3 - That, whereas some Coptic grammarians hold that ou.noute may also be translated into English adjectivally as "divine," they give no examples favoring this usage in the Sahidic Coptic New Testament itself. Coptic ou.noute is not used adjectivally or "qualitatively" in the Sahidic Coptic New Testament. The published works of these scholars have been heavily invested in the Nag Hammadi Gnostic Coptic "gospels" like Thomas, Philip, and Judas. Perhaps translating ou.noute as "divine" fits the esoteric or philosophical context of the Gnostic "gospels." But there are no examples in the canonical Coptic New Testament that justify an adjectival translation of ou.noute as "divine," whereas a literal translation of ou.noute as "a god" works just fine. Although "divine" is not altogether objectionable, since a god is divine by definition, a paraphrase is unnecessary when an adequate, understandable literal translation is available.

4- That all the primarily Trinitarian-based objections to translating ou.noute as "a god" at Coptic John 1:1c amount to little more than presupposition or special pleading. Though such faulty, superficial objections have been cut and pasted frequently on the Internet, they are poorly researched and often misleading.

In one such apologetic, promising full disclosure of what some Coptic scholars "really said," the conclusion about ou.noute at John 1:1 remains the same, i.e., "it might mean was a god, was divine, was an instance of 'god', was one god (not two, three, etc.)"; "In Coptic, "ounoute" can mean "a god" or "one with divine nature"; "So literally, the Sahidic and Bohairic texts say "a god" in the extant mss. ... A rather clumsy reading might be: The Logos was in the beginning. The Logos was with God. The Logos was like God (or godlike, or divine) with the emphasis on his nature; not his person."

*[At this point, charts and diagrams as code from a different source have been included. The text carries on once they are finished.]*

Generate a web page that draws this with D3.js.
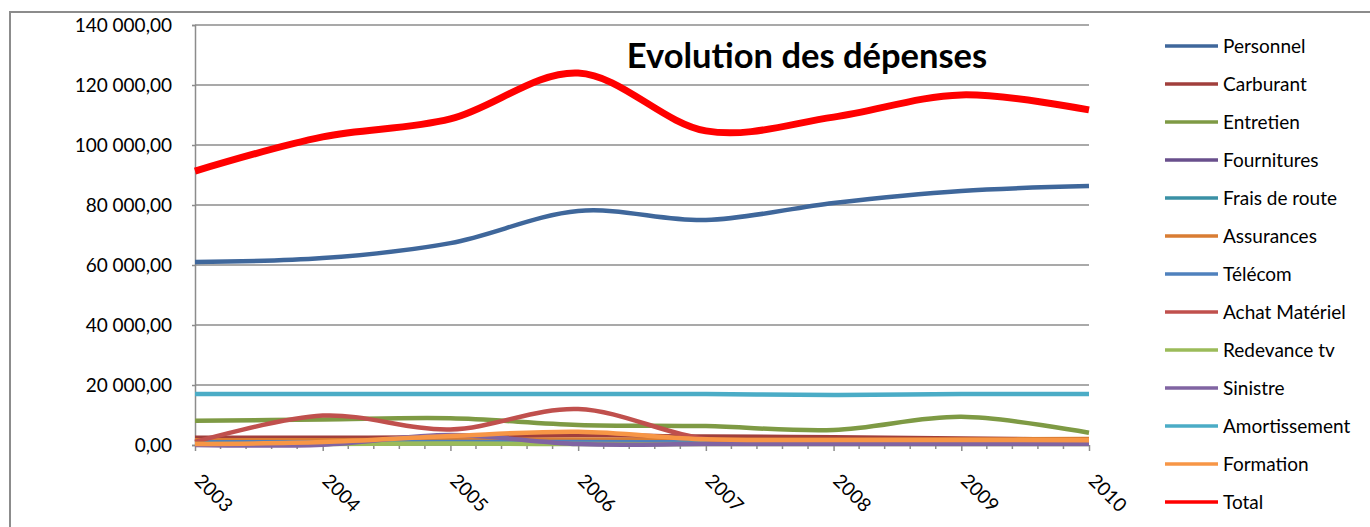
<!DOCTYPE html>
<html><head><meta charset="utf-8">
<script src="https://cdn.jsdelivr.net/npm/d3@7"></script>
<style>
html,body{margin:0;padding:0;background:#fff;}
svg{display:block;font-family:Lato, "Open Sans", sans-serif;}
</style></head>
<body>
<svg id="chart" width="1370" height="527"></svg>
<script>
const years = ["2003","2004","2005","2006","2007","2008","2009","2010"];
const seriesNames = ["Personnel","Carburant","Entretien","Fournitures","Frais de route","Assurances","Télécom","Achat Matériel","Redevance tv","Sinistre","Amortissement","Formation","Total"];
const seriesColors = ["#3F679B","#A13F3C","#7E9A44","#694F8C","#3A90A5","#D97D33","#4F81BD","#C0504D","#9BBB59","#8064A2","#4BACC6","#F79646","#FF0000"];
const personnel     = [61000, 62300, 67300, 78000, 75000, 80700, 84700, 86300];
const carburant     = [2400, 2400, 2600, 3300, 2800, 2600, 2200, 1700];
const entretien     = [8100, 8500, 8900, 6700, 6300, 5000, 9400, 4100];
const fournitures   = [800, 800, 900, 900, 700, 700, 700, 700];
const fraisRoute    = [600, 600, 700, 700, 600, 600, 600, 600];
const assurances    = [1600, 1600, 1700, 1800, 1700, 1700, 1800, 2000];
const telecom       = [900, 900, 1000, 1000, 900, 900, 900, 900];
const achatMateriel = [1000, 9800, 5200, 12000, 2000, 1500, 1500, 1500];
const redevanceTv   = [300, 300, 500, 300, 300, 300, 300, 300];
const sinistre      = [0, 100, 3300, 300, 300, 300, 300, 300];
const amortissement = [17000, 17000, 17000, 17000, 17000, 16700, 17000, 17000];
const formation     = [300, 1000, 3000, 4400, 1900, 1700, 1700, 1600];
const total         = [91300, 102700, 108700, 124000, 104700, 109300, 116700, 111700];
const yTicks = [0, 20000, 40000, 60000, 80000, 100000, 120000, 140000];
const title = "Evolution des dépenses";

const seriesValues = [personnel, carburant, entretien, fournitures, fraisRoute, assurances, telecom, achatMateriel, redevanceTv, sinistre, amortissement, formation, total];
const series = seriesNames.map((n,i)=>({name:n, color:seriesColors[i], values:seriesValues[i]}));

const svg = d3.select("#chart");
const L = 195, R = 1089, T = 25, B = 445;

// outer frame
svg.append("rect").attr("x",10).attr("y",12).attr("width",1400).attr("height",600)
  .attr("fill","none").attr("stroke","#8c8c8c").attr("stroke-width",2);

const x = d3.scalePoint().domain(years).range([L,R]);
const y = d3.scaleLinear().domain([0,140000]).range([B,T]);

const fmt = v => d3.format(",.2f")(v).replace(/,/g," ").replace(".",",");

// gridlines
svg.append("g").selectAll("line").data(yTicks.filter(d=>d>0)).join("line")
  .attr("x1",L).attr("x2",R).attr("y1",d=>y(d)).attr("y2",d=>y(d))
  .attr("stroke","#8c8c8c").attr("stroke-width",1.5);

// y axis
const yAxis = svg.append("g").attr("transform",`translate(${L},0)`)
  .call(d3.axisLeft(y).tickValues(yTicks).tickFormat(fmt).tickSize(3).tickPadding(20));
yAxis.select(".domain").attr("stroke","#8c8c8c").attr("stroke-width",1.5);
yAxis.selectAll(".tick line").attr("stroke","#8c8c8c").attr("stroke-width",1.5);
yAxis.selectAll("text").attr("font-size",19).attr("fill","#000").attr("font-family","Lato");

// x axis with minor ticks
const step = x.step();
const minorPos = [];
for (let i=0;i<years.length-1;i++) for (let k=1;k<5;k++) minorPos.push(x(years[i]) + step*k/5);
svg.append("line").attr("x1",L).attr("x2",R).attr("y1",B).attr("y2",B)
  .attr("stroke","#8c8c8c").attr("stroke-width",1.5);
svg.append("g").selectAll("line").data(minorPos).join("line")
  .attr("x1",d=>d).attr("x2",d=>d).attr("y1",B).attr("y2",B+4)
  .attr("stroke","#8c8c8c").attr("stroke-width",1.5);
const xAxis = svg.append("g").attr("transform",`translate(0,${B})`)
  .call(d3.axisBottom(x).tickSize(6).tickPadding(0));
xAxis.select(".domain").remove();
xAxis.selectAll(".tick line").attr("stroke","#8c8c8c").attr("stroke-width",1.5);
xAxis.selectAll(".tick text")
  .attr("font-size",19).attr("fill","#000").attr("font-family","Lato")
  .attr("text-anchor","start").attr("dy",null).attr("y",null)
  .attr("transform","translate(-2,37) rotate(45)");

// lines
const line = d3.line().x((d,i)=>x(years[i])).y(d=>y(d)).curve(d3.curveCardinal.tension(0));
svg.append("g").selectAll("path").data(series).join("path")
  .attr("d",d=>line(d.values)).attr("fill","none")
  .attr("stroke",d=>d.color)
  .attr("stroke-width",d=>d.name==="Total"?7:4.5)
  .attr("stroke-linejoin","round").attr("stroke-linecap","butt");

// title
svg.append("text").attr("x",807).attr("y",68).attr("text-anchor","middle")
  .attr("font-size",34.5).attr("font-weight","bold").attr("font-family","Lato").attr("fill","#000")
  .text(title);

// legend
const lg = svg.append("g");
const rows = lg.selectAll("g").data(series).join("g")
  .attr("transform",(d,i)=>`translate(1165,${46+i*38})`);
rows.append("line").attr("x1",0).attr("x2",53).attr("y1",0).attr("y2",0)
  .attr("stroke",d=>d.color).attr("stroke-width",3.5);
rows.append("text").attr("x",58).attr("y",0).attr("dy","0.35em")
  .attr("font-size",19).attr("font-family","Lato").attr("fill","#000").text(d=>d.name);
</script>
</body></html>
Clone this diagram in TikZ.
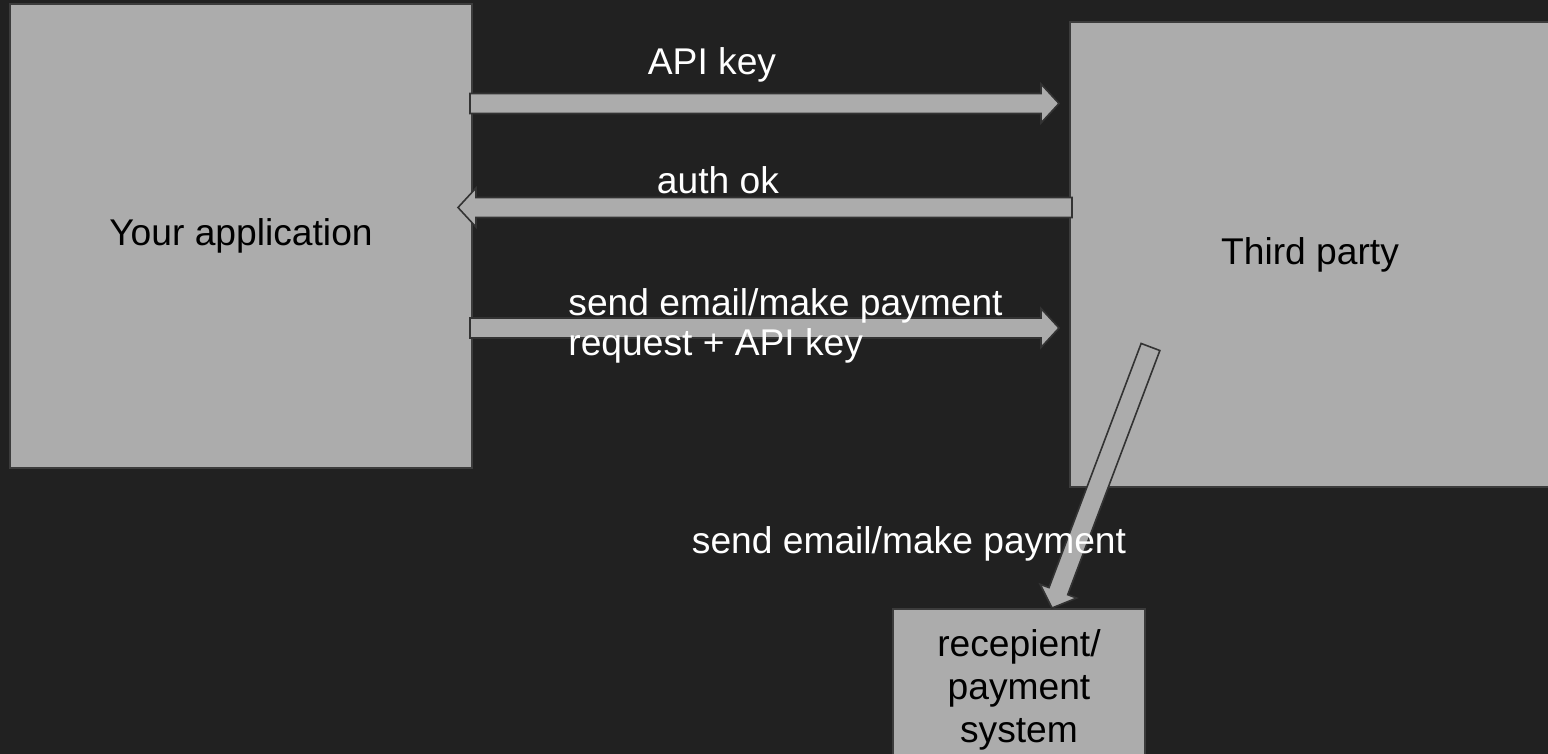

Not ONE of the scholars appealed to by Trinitarian apologists said that Coptic John 1:1 should be translated to say "The Word was God." Not one. Not one said that "a god" was incorrect. In fact, the interlinear reading for Sahidic Coptic John 1:1c in scholar Bentley Layton's Coptic in 20 Lessons specifically reads "a-god is the-Word."

The Coptic text of John 1:1c was made prior to the adoption of the Trinity doctrine by Egyptian and other churches, and it is poor scholarship to attempt to "read back" a translation such as "the Word was God" into any exegesis of the Coptic text. Such a rendering is foreign to Coptic John 1:1c, which clearly and literally says, "the Word was a god."

5- That, stated succinctly, translating Sahidic Coptic's neunoute pe pSaje literally into standard English as "the Word was a god" stands on solid grammatical and contextual ground.